While the foregoing resolution of the second assignment of error disposes of this appeal, we, because the issue may become material during the course of further proceedings, nonetheless turn our attention to plaintiff's remaining claim, that State Farm waived any right it might otherwise have had to rescind the coverage.

The waiver argument rests upon State Farm's acceptance of a premium payment after decedent's death and its delay in advising plaintiff of its rescission for a period of 34 days after the death and 32 days after it had learned the true nature of decedent's history.

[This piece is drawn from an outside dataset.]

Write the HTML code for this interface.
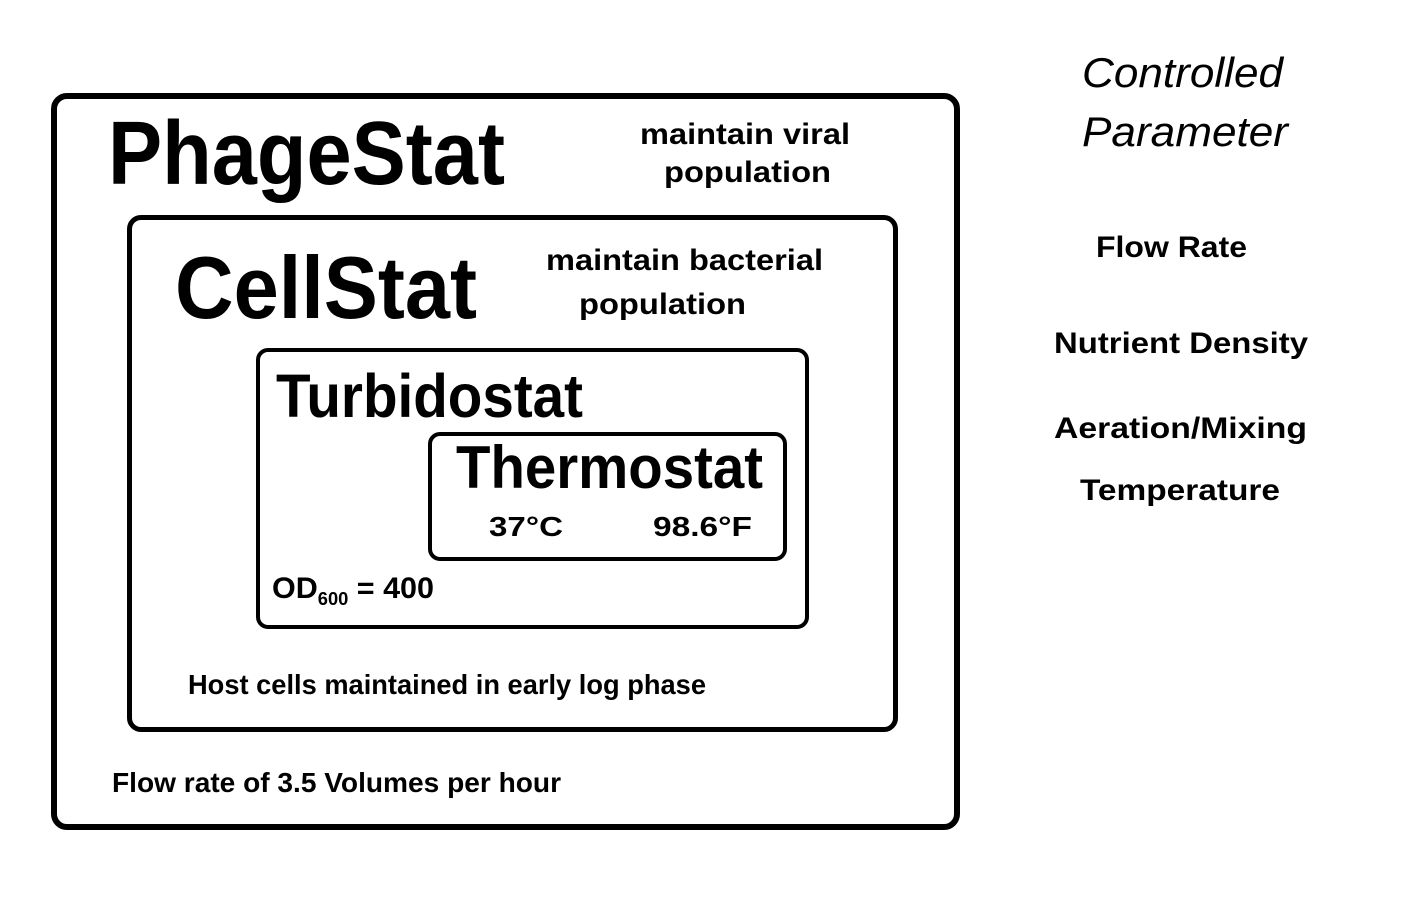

As noted in Pester v. American Family Mut. Ins. Co., 186 Neb. 793, 186 N.W.2d 711 (1971), a waiver is a voluntary and intentional relinquishment of a known right; it may be established by acts and conduct from which an intention to waive may reasonably be inferred.

In Bohannon v. Guardsman Life Ins. Co., 224 Neb. 701, 400 N.W.2d 856 (1987), a notation on the check tendered in payment of the premium due the current month, i.e., the month written on the check, precluded its application to the premium which had not been paid during the preceding month. We concluded as a matter of law that the insurer's acceptance of that check constituted a recognition of the continued validity of its life insurance policy as a binding obligation and that the insurer, therefore, had, as a matter of law, waived the policy provision empowering it to declare a forfeiture for nonpayment of the premium due the preceding month.

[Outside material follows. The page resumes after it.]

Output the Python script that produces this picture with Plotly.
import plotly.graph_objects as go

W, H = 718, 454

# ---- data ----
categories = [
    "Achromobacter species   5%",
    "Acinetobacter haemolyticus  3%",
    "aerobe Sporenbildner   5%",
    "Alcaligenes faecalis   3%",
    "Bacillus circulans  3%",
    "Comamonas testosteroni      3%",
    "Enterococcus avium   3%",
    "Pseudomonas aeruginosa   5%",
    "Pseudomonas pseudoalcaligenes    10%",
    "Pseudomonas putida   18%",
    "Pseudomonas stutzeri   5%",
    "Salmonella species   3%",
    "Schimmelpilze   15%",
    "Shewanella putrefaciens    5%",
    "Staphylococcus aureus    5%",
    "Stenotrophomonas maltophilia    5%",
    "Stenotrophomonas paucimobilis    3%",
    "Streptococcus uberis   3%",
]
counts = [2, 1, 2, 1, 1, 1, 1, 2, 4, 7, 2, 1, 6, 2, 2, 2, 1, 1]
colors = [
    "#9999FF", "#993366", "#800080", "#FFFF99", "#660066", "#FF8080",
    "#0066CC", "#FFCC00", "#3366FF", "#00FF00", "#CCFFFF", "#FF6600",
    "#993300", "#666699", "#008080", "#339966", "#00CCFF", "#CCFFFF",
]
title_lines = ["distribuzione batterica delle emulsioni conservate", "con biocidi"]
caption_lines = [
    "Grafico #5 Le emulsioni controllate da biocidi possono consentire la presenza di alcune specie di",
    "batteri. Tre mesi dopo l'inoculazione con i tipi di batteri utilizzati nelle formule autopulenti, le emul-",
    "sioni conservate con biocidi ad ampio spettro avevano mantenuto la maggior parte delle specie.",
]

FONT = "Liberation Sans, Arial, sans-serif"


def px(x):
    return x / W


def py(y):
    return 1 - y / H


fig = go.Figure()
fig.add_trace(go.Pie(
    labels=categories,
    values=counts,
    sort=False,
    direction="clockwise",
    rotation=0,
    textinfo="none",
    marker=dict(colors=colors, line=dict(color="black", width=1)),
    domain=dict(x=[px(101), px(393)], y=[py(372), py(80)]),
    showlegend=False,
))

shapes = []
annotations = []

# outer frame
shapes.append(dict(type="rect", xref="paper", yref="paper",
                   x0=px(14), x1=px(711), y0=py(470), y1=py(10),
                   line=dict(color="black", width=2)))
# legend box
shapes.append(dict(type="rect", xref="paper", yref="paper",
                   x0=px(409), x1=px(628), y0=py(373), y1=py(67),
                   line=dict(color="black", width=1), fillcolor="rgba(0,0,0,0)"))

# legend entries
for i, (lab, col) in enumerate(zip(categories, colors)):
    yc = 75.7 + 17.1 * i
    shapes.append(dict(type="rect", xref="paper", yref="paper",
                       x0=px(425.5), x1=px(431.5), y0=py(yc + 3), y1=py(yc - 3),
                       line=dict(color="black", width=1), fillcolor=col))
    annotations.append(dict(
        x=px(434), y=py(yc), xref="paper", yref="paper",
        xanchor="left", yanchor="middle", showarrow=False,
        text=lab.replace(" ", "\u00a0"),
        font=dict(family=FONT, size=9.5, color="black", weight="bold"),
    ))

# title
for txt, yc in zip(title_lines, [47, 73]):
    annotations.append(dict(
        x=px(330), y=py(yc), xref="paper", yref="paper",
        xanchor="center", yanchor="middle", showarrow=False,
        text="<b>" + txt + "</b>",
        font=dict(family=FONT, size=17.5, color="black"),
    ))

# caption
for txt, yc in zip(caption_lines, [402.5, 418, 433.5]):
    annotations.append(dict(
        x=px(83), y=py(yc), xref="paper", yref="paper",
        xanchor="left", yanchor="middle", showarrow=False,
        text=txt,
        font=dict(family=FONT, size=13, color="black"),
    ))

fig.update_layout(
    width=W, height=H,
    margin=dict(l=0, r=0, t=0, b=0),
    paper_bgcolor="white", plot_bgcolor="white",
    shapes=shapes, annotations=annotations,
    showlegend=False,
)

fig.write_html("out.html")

However, the situation at hand is not like that presented in Bohannon. The insurer in Bohannon attempted to do what the check it accepted specifically prohibited, apply it to a past-due premium. Since the insurer could not do that, it had the options of rejecting the check and declaring the policy void for nonpayment of the premium, rejecting that check and insisting upon payment of the past-due and current premiums, or accepting the check as tendered and thereby waiving the right to declare a forfeiture for nonpayment of the earlier month's premium. At the time the installment due notice was dispatched and the installment payment accepted in this case, State Farm had not yet decided how to treat the matter of decedent's concealment. Whether the time State Farm took to make its decision and communicate it to plaintiff, combined with its billing for and temporary acceptance of a premium payment after decedent's death, waived its right to rescind cannot be determined as a matter of law; the circumstances present a question for the finder of fact.

*780 State Farm's argument, that in any event neither sending the premium notice nor its temporary acceptance of that installment payment can be considered to be a waiver of any of its rights, must be rejected. State Farm premises its contention on the facts that the notice was generated by a computer programmed to prepare and dispatch such documents at a predetermined date and that such computer function is not part of its underwriting department.

The fact an entity chooses to generate its documents by electronic rather than human means provides no basis for automatic absolution of its errors, be they errors of omission or commission. State Farm is as responsible for the product of its machines as it is for the product of its people. Neither is it any answer to say that the underwriting department does not know what the billing department does; it is State Farm's responsibility to coordinate its own functions.

The summary judgment entered in favor of State Farm is reversed and the cause remanded for further proceedings consistent with this opinion.